Long a friend of the energy industry, President Donald Trump issued a set of Executive Orders to streamline Federal permitting processes related to energy development. Speaking before safety-vest wearing members of the International Union of Operating Engineers, Trump praised the success of the energy industry and promised to help expedite a permitting process that has stymied new infrastructure development.

“Nobody in the world can do what you folks do and in a few moments, I’m going to make it easier for you,” he continued, referring to the two executive orders he signed today to “continue the revival of the American energy industry.”

Donald Trump at the International Union of Operating Engineers International Training and Education Center in Crosby, Texas on April 10, 2019 signing two executive orders intended to accelerate the approval of energy infrastructure projects in the United States.

The first of the Executive Orders expedites the approval process for roads and pipelines near the border. Under the new rule, it will take no more than 60 days to approve roads and pipelines and final decision authority will rest with the president, rather than any executive agency or bureaucracy. Previously, the Secretary of State issued approval for cross-border pipelines.

“My action today will cut through destructive permitting delays and denials,” Trump explained, a line that drew cheers from his audience. “You know about that? You know about delays, where it takes you twenty years to get a permit? Those days are gone.”

The second Executive Order modernizes regulations for liquefied natural gas export terminals, changing financing rules to encourage development, and improving access for workers to maintain electrical lines.
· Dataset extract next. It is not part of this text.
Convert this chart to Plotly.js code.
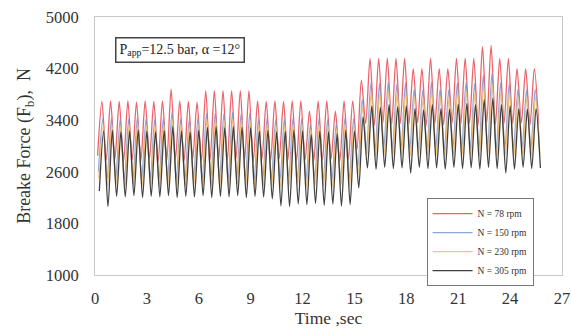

Most importantly, the order stops state level abuse of water quality standards by requiring the Environmental Protection Agency to update its interpretations of the Clean Water Act to restrict state action.

This order was a jab at New York state, which has been blocking the Constitution pipeline with water quality concerns for years. New York has refused to issue a permit for the project, despite federal approval of the pipeline.

Trump’s speech highlighted the soaring energy costs in New England, attributing them to state policies that have obstructed the construction of new pipelines.  “Too often badly needed energy infrastructure is being held back by special interest groups, entrenched bureaucracies, and radical activists,” he said.

Both the energy industry and organized labor greeted the news with enthusiasm. The Independent Petroleum Association of America specifically praised the order addressing the EPA’s enforcement of the Clean Water Act, saying that a 2010 rule change allowed states “to inhibit projects that are clearly in interstate commerce.” Meanwhile, unions expressed their support for a move that will doubtless create more jobs.

“The executive order announced today is a win for natural gas, the bridge fuel that will get our nation to a renewable energy future. Too often the regulatory process at the state level is manipulated by zealots who are waging a project-by-project war against natural gas, throwing thousands of laborers out of work in the process,” said Dennis L. Martire, vice president and regional manager of the Laborers’ International Union of North America (LIUNA) Mid-Atlantic Region .

On their own, the executive orders are not likely to spark the construction of a pipeline that would not otherwise have been proposed. However, the president’s announcement is a sign that he considers energy development a key priority, says Dan Kish, senior vice president for policy at the American Energy Alliance.

“The entire government is moving in one direction under the president who has set the tone,” Kish told InsideSources, explaining that speeches like Wednesday’s help to reiterate to the federal bureaucracy the president’s priorities. This will further influence how administrative agencies apply federal regulations.

“In the case of Trump, what you’re going to get is, ‘what are the ways to make the president happy?’ [And that] is to do something that relieves a burden on the oil and gas industry,” said Kish. “That’s the important thrust of this whole thing. It’s that he continues to go back to the well and to say that this works for the United States and for our national security.”

The order is likely to face a challenge in court from state governors opposed to Trump’s energy priorities. In fact, New York Gov. Andrew Cuomo (D), whose state was called out by Trump during his speech, fired back immediately with a statement of his own calling the order a “gross overreach of federal authority.”

“States must have a role in the process for siting energy infrastructure like pipelines, and any efforts to curb this right to protect our residents will be fought tooth and nail,” he said.

“Especially at a time when the federal government has abdicated its responsibility to protect our environment and public health, states like New York are on the front lines protecting our clean water and the public health.”